Addiction 101

     “There is no such thing as making a normal drinker out of an alcoholic. Science may one day accomplish this, but it hasn’t done so yet.” -Alcoholics Anonymous, p.31

     Translation: Physically, we are screwed. Oh, and science still hasn’t done so… but even if it did someday, I would refuse such a procedure with a resolve as strong as gold. I think I’ll take the incredible and mystical life that I have now as opposed to muddling through as a mundane zombie, locked inside my small, narrow, 3-dimensional world.

     You can turn a non-addict into an addict, but there is no turning an addict back into a non-addict. We have an ‘allergy’ to drugs and alcohol that we will die with. It doesn’t matter if we are sober for half a century. Give us a drink and we will react physically as does any chronic alcoholic. It won’t be long until we are falling down drunk 24/7 and back in detox. This is what both addicts and families MUST understand. Our bodies NEVER recover. We will never drink normally once we break our bodies. And there is nothing on this earth that can change us back into a normal drinker. Nothing. No person, no pill, no book, not even a profound spiritual experience. Bottom line: We will die with the body of an addict.

     What we can do away with is the insanity that makes us drink despite knowing that we respond abnormally. We can recover from the mental obsession – thoughts to drink or use that do not respond to ration or reason. Knowing that we are abnormal and yet continuing to drink is surely a form of insanity. We somehow think that it won’t be the same this time around. We have a very special form of lunacy where we somehow forget who we are and how we react once the thought to drink saturates our minds. Our entire history of chaos and disaster just disappears from our consciousness. And even if our history is not lost on us, it certainly doesn’t have much weight when compared to our new idea to start drinking again, because this time we can control it! Like when I told myself that I didn’t really have a problem with OxyContin because I bought a few 80s and cut them up into little pieces for each day of the week to be controlled and moderate… um, until three o’clock in the morning when I had plucked them all from their hiding spaces, crushed ’em up and inhaled them like a pig.

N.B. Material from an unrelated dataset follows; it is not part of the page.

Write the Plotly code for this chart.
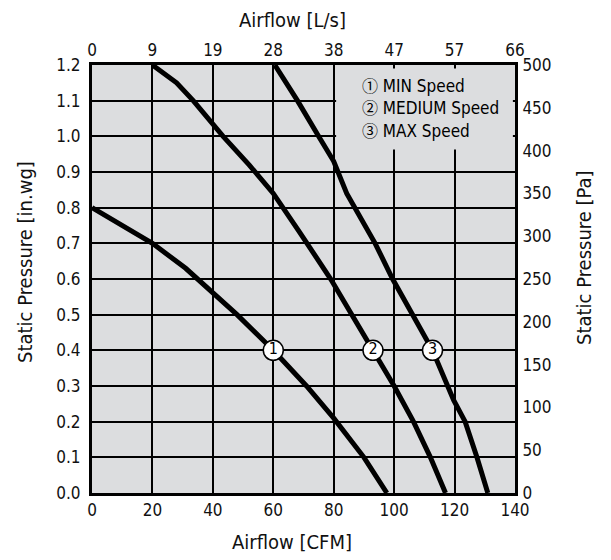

     So an active addict is broken both physically and mentally. He will NEVER recover physically and thus can never drink or use again. If he does, he will have an allergic reaction and will break out into more and more. His only choice is lifelong abstinence. However, if we have an entire psychic change, then we will never have to worry about drinking or using ever again because any thought to do so will have ZERO power over us. We will always be free from drugs and alcohol so long as we maintain our spiritual health through right action. Small price to pay, if you ask me.

     To note, that doesn’t mean we need to beat ourselves up 24/7. On the contrary, we need to rid ourselves of guilt and self-pity, as that is selfish and prevents us from being useful to others. Achieving recovery and health is about balance – sometimes we help ourselves, sometimes we help others, sometimes we focus on our families, sometimes we focus on our jobs, and sometimes we just relax and go have some fun.